Dios siempre escucha, no puede no escucharnos, pero no se reza para hacer cambiar a Dios, no se reza para obtener algo de Dios, sino para que seamos capaces de comprender lo que Dios quiere darnos y enseñarnos con cada cosa que permite. Una oración es respondida no cuando Dios hace lo que queremos sino cuando Dios nos concede su luz para pensar como él, para ver la realidad como él la ve, para entender la vida según su lógica y descubrir las bendiciones que encierra la realidad que toca nuestra existencia.
Una oración es respondida cuando nuestros pensamientos y sentimientos son puestos en sintonía con la mirada de Dios.
Obviamente, a nosotros nos toca hacer todo lo que esta en nuestras manos para que cambien las cosas que queremos cambiar. Nos toca atender la salud, propia o ajena, nos toca dar un consejo, asegurar la casa contra el huracán, denunciar la injusticia, luchar contra los regímenes sociales injustos que esclavizan la vida social…, todo eso nos toca.
Y nos toca poner todo eso en manos de Dios a través de la oración, nos toca decirle a Dios cuanto amamos a aquellos que están enfermos o cuanto nos preocupa nuestra salud, cuando nos inquieta el huracán que viene, cuanto nos duele la soledad, la traición o el abandono, cuanto nos lacera la injusticia social, cuanto ansiamos la libertad frente a regímenes injustos o la represión de los poderosos… Todo eso podemos y debemos ponerlo en las manos de Dios en la oración, y no esta mal decirle a Dios como querríamos que fueran las cosas, pero…, es importante este “pero”, porque a partir de ese pero viene lo que necesitamos pedir, el centro de nuestra oración, porque desde esas realidades, pedimos:
Que frente a esas situaciones que no queremos pero que, de momento, existen y tenemos que enfrentar, Dios nos ayude a entender cual es el don oculto en nos ofrece, qué es lo que Dios quiere que aprendamos o entendamos, qué sensibilidad quiere Dios que despierte en nosotros, a dónde quiere Dios que dirijamos nuestra mirada.
Que Dios nos ayude a estar a la altura de las respuestas que esas situaciones necesitan.

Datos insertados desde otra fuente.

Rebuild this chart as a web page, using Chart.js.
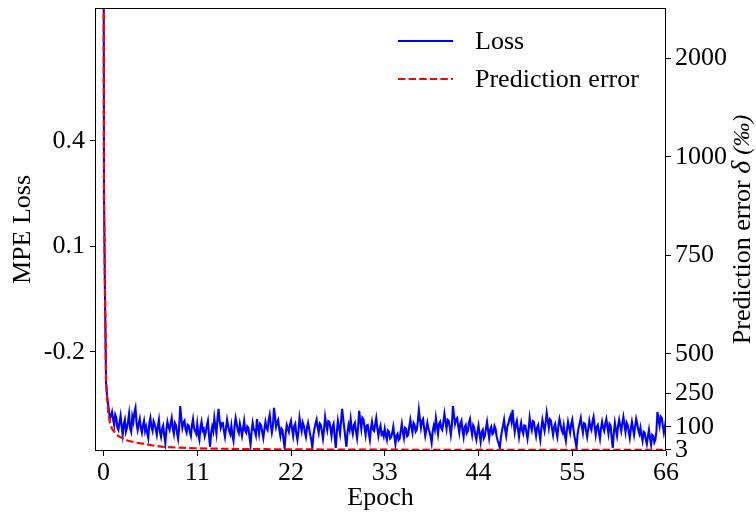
<!DOCTYPE html>
<html>
<head>
<meta charset="utf-8">
<script src="https://cdn.jsdelivr.net/npm/chart.js@4/dist/chart.umd.min.js"></script>
<style>
  html, body { margin: 0; padding: 0; background: #fff; }
  canvas { display: block; }
</style>
</head>
<body>
<canvas id="c" width="756" height="514"></canvas>
<script>
// ---- data ---------------------------------------------------------------
const EPOCH_TICKS = [0, 11, 22, 33, 44, 55, 66];
const LOSS_TICKS = [0.4, 0.1, -0.2];
const ERROR_TICKS = [3, 100, 250, 500, 750, 1000, 2000];

// MPE loss: steep drop during the first epoch, then logged every 1/8 epoch
const lossHeadEpochs = [0, 0.06, 0.18, 0.3, 0.45, 0.6, 0.75, 0.875];
const lossHead = [1.3, 0.232, -0.052, -0.288, -0.337, -0.36, -0.39, -0.383];
const LOSS_TAIL_START = 1;
const LOSS_TAIL_STEP = 0.125;
const lossTail = [
  -0.371, -0.392, -0.408, -0.379, -0.388, -0.415, -0.422, -0.401,
  -0.382, -0.411, -0.436, -0.405, -0.393, -0.427, -0.416, -0.398,
  -0.376, -0.419, -0.428, -0.384, -0.399, -0.372, -0.359, -0.403,
  -0.422, -0.405, -0.391, -0.417, -0.430, -0.409, -0.396, -0.425,
  -0.413, -0.431, -0.445, -0.402, -0.388, -0.414, -0.425, -0.397,
  -0.405, -0.420, -0.436, -0.411, -0.393, -0.428, -0.442, -0.419,
  -0.410, -0.437, -0.459, -0.421, -0.399, -0.413, -0.422, -0.404,
  -0.388, -0.417, -0.433, -0.402, -0.408, -0.431, -0.447, -0.415,
  -0.354, -0.389, -0.416, -0.401, -0.396, -0.421, -0.430, -0.407,
  -0.410, -0.428, -0.439, -0.409, -0.391, -0.418, -0.425, -0.433,
  -0.405, -0.436, -0.450, -0.414, -0.399, -0.424, -0.419, -0.440,
  -0.428, -0.409, -0.396, -0.437, -0.470, -0.432, -0.413, -0.426,
  -0.388, -0.412, -0.433, -0.390, -0.362, -0.398, -0.416, -0.403,
  -0.402, -0.425, -0.442, -0.417, -0.393, -0.411, -0.425, -0.434,
  -0.410, -0.438, -0.453, -0.412, -0.388, -0.405, -0.422, -0.431,
  -0.405, -0.421, -0.439, -0.418, -0.396, -0.424, -0.430, -0.412,
  -0.416, -0.441, -0.464, -0.427, -0.402, -0.419, -0.425, -0.437,
  -0.391, -0.414, -0.433, -0.405, -0.410, -0.429, -0.445, -0.420,
  -0.399, -0.416, -0.422, -0.394, -0.379, -0.408, -0.430, -0.411,
  -0.359, -0.384, -0.413, -0.400, -0.393, -0.421, -0.439, -0.418,
  -0.422, -0.452, -0.473, -0.431, -0.408, -0.419, -0.428, -0.406,
  -0.396, -0.420, -0.439, -0.412, -0.405, -0.433, -0.450, -0.425,
  -0.388, -0.409, -0.425, -0.401, -0.410, -0.428, -0.442, -0.416,
  -0.402, -0.418, -0.436, -0.449, -0.473, -0.437, -0.419, -0.404,
  -0.393, -0.415, -0.430, -0.404, -0.408, -0.426, -0.447, -0.421,
  -0.385, -0.406, -0.422, -0.397, -0.399, -0.417, -0.439, -0.414,
  -0.405, -0.441, -0.473, -0.428, -0.396, -0.415, -0.433, -0.398,
  -0.362, -0.391, -0.416, -0.445, -0.470, -0.429, -0.408, -0.421,
  -0.391, -0.417, -0.433, -0.409, -0.402, -0.426, -0.445, -0.412,
  -0.368, -0.397, -0.419, -0.388, -0.393, -0.414, -0.436, -0.410,
  -0.408, -0.431, -0.450, -0.418, -0.399, -0.421, -0.425, -0.405,
  -0.388, -0.416, -0.439, -0.421, -0.410, -0.435, -0.430, -0.441,
  -0.419, -0.437, -0.450, -0.424, -0.428, -0.446, -0.442, -0.431,
  -0.413, -0.440, -0.462, -0.438, -0.433, -0.451, -0.447, -0.425,
  -0.405, -0.429, -0.445, -0.416, -0.419, -0.440, -0.436, -0.412,
  -0.393, -0.414, -0.430, -0.402, -0.408, -0.427, -0.422, -0.399,
  -0.365, -0.392, -0.416, -0.397, -0.391, -0.418, -0.439, -0.420,
  -0.402, -0.419, -0.428, -0.441, -0.459, -0.425, -0.410, -0.422,
  -0.388, -0.411, -0.433, -0.405, -0.399, -0.417, -0.422, -0.400,
  -0.376, -0.398, -0.419, -0.393, -0.396, -0.414, -0.436, -0.409,
  -0.354, -0.381, -0.405, -0.392, -0.388, -0.412, -0.430, -0.404,
  -0.396, -0.423, -0.442, -0.414, -0.408, -0.431, -0.425, -0.401,
  -0.391, -0.418, -0.436, -0.409, -0.416, -0.437, -0.450, -0.427,
  -0.410, -0.435, -0.456, -0.428, -0.422, -0.446, -0.439, -0.417,
  -0.399, -0.424, -0.445, -0.420, -0.413, -0.434, -0.430, -0.411,
  -0.419, -0.440, -0.453, -0.461, -0.473, -0.444, -0.425, -0.410,
  -0.393, -0.421, -0.439, -0.413, -0.405, -0.391, -0.382, -0.399,
  -0.365, -0.401, -0.428, -0.407, -0.396, -0.420, -0.442, -0.418,
  -0.402, -0.424, -0.433, -0.409, -0.410, -0.429, -0.447, -0.423,
  -0.388, -0.410, -0.422, -0.397, -0.399, -0.421, -0.439, -0.415,
  -0.408, -0.431, -0.450, -0.417, -0.393, -0.410, -0.425, -0.401,
  -0.373, -0.394, -0.416, -0.392, -0.396, -0.418, -0.436, -0.413,
  -0.405, -0.427, -0.442, -0.410, -0.391, -0.407, -0.422, -0.430,
  -0.410, -0.436, -0.453, -0.421, -0.399, -0.415, -0.430, -0.406,
  -0.393, -0.418, -0.439, -0.455, -0.473, -0.434, -0.416, -0.402,
  -0.388, -0.412, -0.430, -0.403, -0.405, -0.425, -0.442, -0.419,
  -0.396, -0.413, -0.422, -0.398, -0.385, -0.411, -0.436, -0.414,
  -0.408, -0.429, -0.447, -0.418, -0.399, -0.416, -0.425, -0.404,
  -0.391, -0.414, -0.433, -0.405, -0.410, -0.444, -0.473, -0.431,
  -0.402, -0.422, -0.439, -0.411, -0.393, -0.409, -0.425, -0.403,
  -0.385, -0.407, -0.428, -0.401, -0.408, -0.427, -0.445, -0.419,
  -0.399, -0.418, -0.436, -0.412, -0.391, -0.405, -0.422, -0.433,
  -0.416, -0.438, -0.453, -0.427, -0.430, -0.449, -0.462, -0.441,
  -0.422, -0.447, -0.464, -0.436, -0.439, -0.458, -0.450, -0.426,
  -0.371, -0.392, -0.410, -0.384, -0.388, -0.409, -0.430, -0.412,
  -0.393
];

// Prediction error δ in per mille
const errorEpochs = [0, 0.06, 0.18, 0.3, 0.45, 0.56, 0.75, 0.96, 1.35, 1.7, 2.14, 2.88,
  3.8, 4.87, 5.8, 6.83, 8.74, 10.74, 13, 16, 19, 22, 26, 30, 35, 40, 45, 50, 55, 60, 66];
const predictionError = [3200, 890, 636, 314, 219, 162, 120, 95, 75, 63, 54, 42,
  34, 28, 22, 17, 12.7, 10.2, 8.5, 7.2, 6.3, 5.6, 5, 4.5, 4.1, 3.8, 3.6, 3.4, 3.3, 3.2, 3.1];

// ---- error axis: piecewise-linear value -> height mapping -------------------
// [value, fraction of axis height from the bottom]
const ERROR_AXIS_BREAKS = [
  [-1.2, 0], [3, 0.0023], [100, 0.0542], [250, 0.1309], [500, 0.219],
  [750, 0.4424], [1000, 0.6637], [2000, 0.8871], [2505, 1]
];

class PiecewiseScale extends Chart.LinearScale {
  static id = 'piecewise';
  _fraction(value) {
    const k = ERROR_AXIS_BREAKS;
    let i = 1;
    while (i < k.length - 1 && value > k[i][0]) i++;
    const a = k[i - 1], b = k[i];
    return a[1] + (value - a[0]) * (b[1] - a[1]) / (b[0] - a[0]);
  }
  getPixelForValue(value) {
    return this.bottom - this._fraction(value) * (this.bottom - this.top);
  }
  getValueForPixel(pixel) {
    const f = (this.bottom - pixel) / (this.bottom - this.top);
    const k = ERROR_AXIS_BREAKS;
    let i = 1;
    while (i < k.length - 1 && f > k[i][1]) i++;
    const a = k[i - 1], b = k[i];
    return a[0] + (f - a[1]) * (b[0] - a[0]) / (b[1] - a[1]);
  }
}
Chart.register(PiecewiseScale);

// ---- assemble series ------------------------------------------------------
const lossPoints = lossHead.map((v, i) => ({ x: lossHeadEpochs[i], y: v }))
  .concat(lossTail.map((v, i) => ({ x: LOSS_TAIL_START + i * LOSS_TAIL_STEP, y: v })));
const errorPoints = predictionError.map((v, i) => ({ x: errorEpochs[i], y: v }));

const FONT = 'Liberation Serif, Times New Roman, serif';
const tickFont = { family: FONT, size: 26 };

const fixedTicks = (values) => (scale) => { scale.ticks = values.map(v => ({ value: v })); };
const fixedWidth = (w) => (scale) => { scale.width = w; scale.paddingTop = 0; scale.paddingBottom = 0; };

// white background, plot frame, legend and right-hand axis title
const decorations = {
  id: 'decorations',
  beforeDraw(chart) {
    const ctx = chart.ctx;
    ctx.save();
    ctx.fillStyle = '#ffffff';
    ctx.fillRect(0, 0, chart.width, chart.height);
    ctx.restore();
  },
  afterDatasetsDraw(chart) {
    const { ctx, chartArea: a } = chart;
    ctx.save();
    ctx.strokeStyle = '#000000';
    ctx.lineWidth = 1;
    ctx.strokeRect(Math.round(a.left) + 0.5, Math.round(a.top) + 0.5,
      Math.round(a.right - a.left) - 1, Math.round(a.bottom - a.top) - 1);

    // legend
    const ds = chart.data.datasets;
    const rows = [{ d: ds[0], y: 41 }, { d: ds[1], y: 79 }];
    rows.forEach(r => {
      ctx.beginPath();
      ctx.strokeStyle = r.d.borderColor;
      ctx.lineWidth = 2;
      ctx.setLineDash(r.d.borderDash || []);
      ctx.moveTo(398, r.y);
      ctx.lineTo(453, r.y);
      ctx.stroke();
      ctx.setLineDash([]);
      ctx.fillStyle = '#000000';
      ctx.font = '26px ' + FONT;
      ctx.textAlign = 'left';
      ctx.textBaseline = 'middle';
      ctx.fillText(r.d.label, 475, r.y + 1);
    });

    // right axis title, reading upwards
    const parts = [
      { t: 'Prediction error ', f: '26px ' + FONT },
      { t: 'δ', f: 'italic 28px ' + FONT },
      { t: ' (‰)', f: 'italic 24px ' + FONT }
    ];
    let total = 0;
    parts.forEach(p => { ctx.font = p.f; p.w = ctx.measureText(p.t).width; total += p.w; });
    ctx.translate(743, (a.top + a.bottom) / 2);
    ctx.rotate(-Math.PI / 2);
    ctx.textAlign = 'left';
    ctx.textBaseline = 'middle';
    let x = -total / 2;
    parts.forEach(p => { ctx.font = p.f; ctx.fillText(p.t, x, 0); x += p.w; });
    ctx.restore();
  }
};

new Chart(document.getElementById('c'), {
  type: 'line',
  data: {
    datasets: [
      {
        label: 'Loss', data: lossPoints, yAxisID: 'yLoss',
        borderColor: '#0000ff', borderWidth: 2.1, pointRadius: 0, tension: 0, order: 1
      },
      {
        label: 'Prediction error', data: errorPoints, yAxisID: 'yErr',
        borderColor: '#ff0000', borderWidth: 2.2, borderDash: [7.4, 3.2],
        pointRadius: 0, tension: 0, order: 0
      }
    ]
  },
  options: {
    responsive: false,
    devicePixelRatio: 1,
    animation: false,
    layout: { padding: { top: 8, left: 0, right: 0, bottom: 0 } },
    plugins: { legend: { display: false }, tooltip: { enabled: false } },
    scales: {
      x: {
        type: 'linear', min: -1, max: 66,
        afterBuildTicks: fixedTicks(EPOCH_TICKS),
        afterFit: s => { s.height = 63; s.paddingLeft = 0; s.paddingRight = 0; },
        border: { display: false },
        grid: { drawOnChartArea: false, drawTicks: true, tickLength: 5, tickColor: '#000', lineWidth: 1 },
        ticks: { font: tickFont, color: '#000', padding: 2, autoSkip: false, maxRotation: 0,
                 callback: v => String(v) },
        title: { display: true, text: 'Epoch', font: tickFont, color: '#000', padding: { top: 0, bottom: 0 } }
      },
      yLoss: {
        type: 'linear', position: 'left', min: -0.482, max: 0.778,
        afterBuildTicks: fixedTicks(LOSS_TICKS),
        afterFit: fixedWidth(95),
        border: { display: false },
        grid: { drawOnChartArea: false, drawTicks: true, tickLength: 5, tickColor: '#000', lineWidth: 1 },
        ticks: { font: tickFont, color: '#000', padding: 5, autoSkip: false, callback: v => String(v) },
        title: { display: true, text: 'MPE Loss', font: tickFont, color: '#000', padding: { top: 8, bottom: 0 } }
      },
      yErr: {
        type: 'piecewise', position: 'right', min: -1.2, max: 2505,
        afterBuildTicks: fixedTicks(ERROR_TICKS),
        afterFit: fixedWidth(90),
        border: { display: false },
        grid: { drawOnChartArea: false, drawTicks: true, tickLength: 5, tickColor: '#000', lineWidth: 1 },
        ticks: { font: tickFont, color: '#000', padding: 4, autoSkip: false, callback: v => String(v) }
      }
    }
  },
  plugins: [decorations]
});
</script>
</body>
</html>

Que en todas y cada una de esas situaciones, Dios nos ayude a poner un corazón de hijo suyo y hermano del otro, para aprender a “estar” de modo eficaz junto al enfermo, al abandonado y al traicionado; para dar la mano a los demás que han sufrido las inclemencias de la naturaleza, para no olvidar que el injusto o el represor es también un hermano…
Por eso Jesus pide que recemos con insistencia, porque necesitamos tiempo para poner nuestra mirada en sintonía con la mirada de Dios, y desde el dolor inevitable de la vida, aprender a responder desde la paz, desde la armonía interior y desde la condición de hijo suyo y hermano del que tengo delante, sea para cuidarlo, para levantarlo o para perdonarlo.